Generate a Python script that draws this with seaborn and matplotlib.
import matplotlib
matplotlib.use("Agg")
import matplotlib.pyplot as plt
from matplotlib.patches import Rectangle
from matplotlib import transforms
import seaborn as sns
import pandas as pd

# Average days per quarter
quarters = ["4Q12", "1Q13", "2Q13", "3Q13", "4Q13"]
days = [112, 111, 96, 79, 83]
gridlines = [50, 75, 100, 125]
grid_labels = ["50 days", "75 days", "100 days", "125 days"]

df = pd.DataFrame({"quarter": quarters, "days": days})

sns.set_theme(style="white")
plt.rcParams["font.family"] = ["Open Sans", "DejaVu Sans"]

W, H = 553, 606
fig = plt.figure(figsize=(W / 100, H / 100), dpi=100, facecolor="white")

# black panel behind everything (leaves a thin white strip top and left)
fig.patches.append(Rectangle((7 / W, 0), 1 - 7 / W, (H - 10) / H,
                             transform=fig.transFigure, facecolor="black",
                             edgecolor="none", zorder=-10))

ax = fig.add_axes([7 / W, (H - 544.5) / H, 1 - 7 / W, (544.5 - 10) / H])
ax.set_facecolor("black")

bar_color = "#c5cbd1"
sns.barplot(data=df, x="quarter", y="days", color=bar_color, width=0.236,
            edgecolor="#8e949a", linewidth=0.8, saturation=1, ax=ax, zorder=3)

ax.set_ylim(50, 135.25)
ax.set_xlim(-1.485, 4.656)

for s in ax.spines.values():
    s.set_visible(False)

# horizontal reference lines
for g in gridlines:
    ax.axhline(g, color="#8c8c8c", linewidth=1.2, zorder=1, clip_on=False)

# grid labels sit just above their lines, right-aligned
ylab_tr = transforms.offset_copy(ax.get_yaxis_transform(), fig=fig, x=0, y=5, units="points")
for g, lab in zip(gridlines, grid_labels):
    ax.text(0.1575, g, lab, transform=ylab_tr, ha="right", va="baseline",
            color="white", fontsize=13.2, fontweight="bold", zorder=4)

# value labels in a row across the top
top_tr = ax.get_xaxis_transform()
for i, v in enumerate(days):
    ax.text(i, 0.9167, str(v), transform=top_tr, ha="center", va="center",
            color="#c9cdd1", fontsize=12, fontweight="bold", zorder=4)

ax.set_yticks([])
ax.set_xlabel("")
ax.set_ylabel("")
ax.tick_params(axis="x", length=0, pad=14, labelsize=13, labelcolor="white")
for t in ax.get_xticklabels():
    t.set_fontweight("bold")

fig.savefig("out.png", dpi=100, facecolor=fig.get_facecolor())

* * *

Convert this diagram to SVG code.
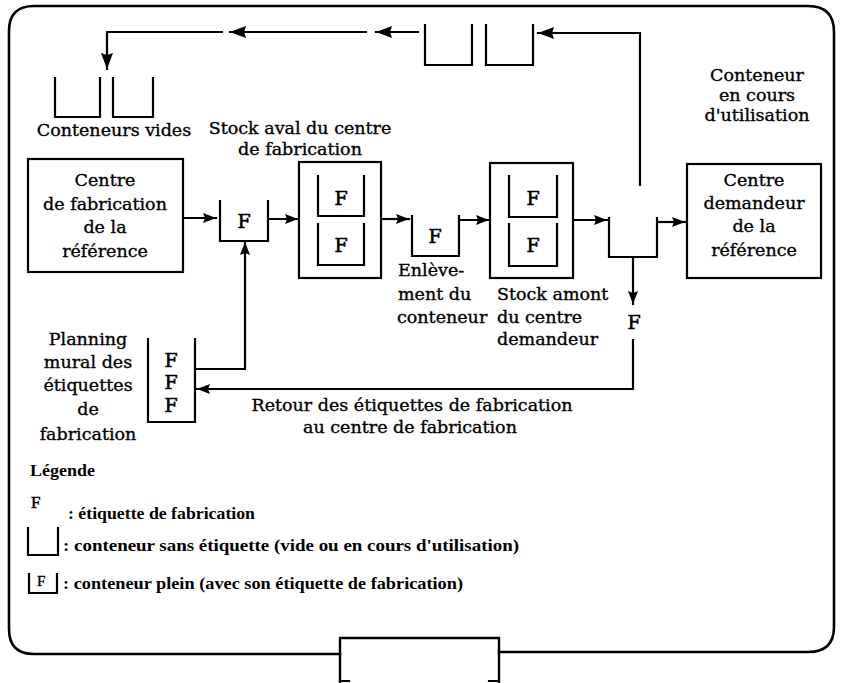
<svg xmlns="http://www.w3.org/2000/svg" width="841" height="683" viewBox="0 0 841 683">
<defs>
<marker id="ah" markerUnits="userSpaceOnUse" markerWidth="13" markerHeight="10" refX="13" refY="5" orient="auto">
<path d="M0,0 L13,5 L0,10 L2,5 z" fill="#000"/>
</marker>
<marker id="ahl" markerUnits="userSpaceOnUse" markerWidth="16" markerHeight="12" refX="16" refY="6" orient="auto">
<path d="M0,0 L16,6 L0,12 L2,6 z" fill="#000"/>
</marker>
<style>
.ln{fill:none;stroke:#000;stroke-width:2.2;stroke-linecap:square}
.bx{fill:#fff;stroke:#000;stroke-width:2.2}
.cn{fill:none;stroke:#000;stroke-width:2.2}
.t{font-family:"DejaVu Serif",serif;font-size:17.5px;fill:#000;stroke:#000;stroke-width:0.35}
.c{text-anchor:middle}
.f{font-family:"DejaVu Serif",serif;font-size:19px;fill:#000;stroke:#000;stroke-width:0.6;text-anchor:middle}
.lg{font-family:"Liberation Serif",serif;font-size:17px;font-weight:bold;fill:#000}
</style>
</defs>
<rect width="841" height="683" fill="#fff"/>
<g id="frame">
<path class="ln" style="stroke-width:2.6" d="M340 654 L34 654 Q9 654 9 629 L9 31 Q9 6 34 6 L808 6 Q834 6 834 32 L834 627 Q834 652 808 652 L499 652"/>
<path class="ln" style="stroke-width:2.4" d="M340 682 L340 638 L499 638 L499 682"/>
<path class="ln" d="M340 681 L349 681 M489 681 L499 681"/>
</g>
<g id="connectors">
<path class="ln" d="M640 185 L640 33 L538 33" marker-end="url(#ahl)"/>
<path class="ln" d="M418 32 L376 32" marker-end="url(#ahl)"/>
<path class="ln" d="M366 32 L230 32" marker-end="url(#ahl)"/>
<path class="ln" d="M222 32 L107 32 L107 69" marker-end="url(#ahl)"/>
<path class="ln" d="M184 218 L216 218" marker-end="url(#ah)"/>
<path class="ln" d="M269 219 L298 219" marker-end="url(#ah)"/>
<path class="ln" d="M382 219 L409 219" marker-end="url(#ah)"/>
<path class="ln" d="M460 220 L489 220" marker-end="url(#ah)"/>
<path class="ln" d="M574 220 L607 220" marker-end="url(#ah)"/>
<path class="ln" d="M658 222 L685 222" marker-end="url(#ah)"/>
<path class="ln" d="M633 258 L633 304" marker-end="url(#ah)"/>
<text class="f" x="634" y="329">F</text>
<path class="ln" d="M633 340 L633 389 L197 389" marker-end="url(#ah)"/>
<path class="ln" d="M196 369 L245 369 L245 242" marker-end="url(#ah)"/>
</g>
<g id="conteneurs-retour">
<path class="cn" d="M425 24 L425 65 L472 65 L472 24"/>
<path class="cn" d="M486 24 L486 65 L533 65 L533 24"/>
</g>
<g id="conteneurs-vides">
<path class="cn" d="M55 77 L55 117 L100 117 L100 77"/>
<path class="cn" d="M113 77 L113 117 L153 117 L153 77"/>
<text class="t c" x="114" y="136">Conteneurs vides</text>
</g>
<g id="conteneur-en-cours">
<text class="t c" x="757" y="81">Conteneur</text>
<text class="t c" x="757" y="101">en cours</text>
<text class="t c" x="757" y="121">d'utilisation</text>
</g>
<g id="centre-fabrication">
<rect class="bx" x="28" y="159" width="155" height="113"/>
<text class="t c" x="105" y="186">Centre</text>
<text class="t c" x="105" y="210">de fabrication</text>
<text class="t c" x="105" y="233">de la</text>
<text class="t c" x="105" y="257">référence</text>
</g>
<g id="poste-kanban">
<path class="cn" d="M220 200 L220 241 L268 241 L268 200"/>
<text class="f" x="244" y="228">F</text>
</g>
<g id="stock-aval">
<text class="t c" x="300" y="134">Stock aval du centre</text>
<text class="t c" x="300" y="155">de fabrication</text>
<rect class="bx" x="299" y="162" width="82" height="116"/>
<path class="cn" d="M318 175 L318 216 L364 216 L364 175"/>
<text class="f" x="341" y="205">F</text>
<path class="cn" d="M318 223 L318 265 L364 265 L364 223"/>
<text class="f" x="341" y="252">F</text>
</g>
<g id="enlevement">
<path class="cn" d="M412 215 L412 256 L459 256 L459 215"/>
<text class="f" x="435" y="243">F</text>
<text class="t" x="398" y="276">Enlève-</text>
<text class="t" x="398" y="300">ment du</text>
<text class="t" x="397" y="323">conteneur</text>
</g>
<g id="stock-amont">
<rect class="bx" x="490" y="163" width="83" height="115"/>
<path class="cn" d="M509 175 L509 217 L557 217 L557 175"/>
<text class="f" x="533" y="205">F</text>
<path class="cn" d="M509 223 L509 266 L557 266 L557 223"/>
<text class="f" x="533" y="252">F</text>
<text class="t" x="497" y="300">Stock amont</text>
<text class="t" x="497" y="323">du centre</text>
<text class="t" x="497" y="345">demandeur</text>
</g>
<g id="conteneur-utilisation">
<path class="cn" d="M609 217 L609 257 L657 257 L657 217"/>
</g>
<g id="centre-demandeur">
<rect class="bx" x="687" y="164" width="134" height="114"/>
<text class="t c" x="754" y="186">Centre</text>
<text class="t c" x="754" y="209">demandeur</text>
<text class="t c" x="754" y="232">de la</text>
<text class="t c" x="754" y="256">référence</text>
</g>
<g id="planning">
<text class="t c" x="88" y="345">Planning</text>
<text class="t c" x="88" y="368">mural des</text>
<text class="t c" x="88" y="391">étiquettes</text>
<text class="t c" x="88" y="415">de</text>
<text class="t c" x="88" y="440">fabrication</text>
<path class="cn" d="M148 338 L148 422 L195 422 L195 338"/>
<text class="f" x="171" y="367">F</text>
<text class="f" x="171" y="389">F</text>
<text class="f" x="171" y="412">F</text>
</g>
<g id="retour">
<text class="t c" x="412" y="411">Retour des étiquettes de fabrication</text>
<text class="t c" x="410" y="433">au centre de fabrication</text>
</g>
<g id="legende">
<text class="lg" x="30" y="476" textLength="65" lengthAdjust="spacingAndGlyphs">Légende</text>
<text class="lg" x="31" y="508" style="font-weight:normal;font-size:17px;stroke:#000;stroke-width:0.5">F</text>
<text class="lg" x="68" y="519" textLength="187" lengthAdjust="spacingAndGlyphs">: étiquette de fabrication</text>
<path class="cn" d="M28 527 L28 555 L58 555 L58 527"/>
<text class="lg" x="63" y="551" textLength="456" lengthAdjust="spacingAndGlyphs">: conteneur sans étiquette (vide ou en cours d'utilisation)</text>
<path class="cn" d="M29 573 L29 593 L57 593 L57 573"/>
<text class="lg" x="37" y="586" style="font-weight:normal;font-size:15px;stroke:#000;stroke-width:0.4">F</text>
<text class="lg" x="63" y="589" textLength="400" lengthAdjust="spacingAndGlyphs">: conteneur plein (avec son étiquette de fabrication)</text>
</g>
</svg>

Aim | Your answer should be a single number: the count of lines in the listing that contain the word "matplotlib".

Final answer | 6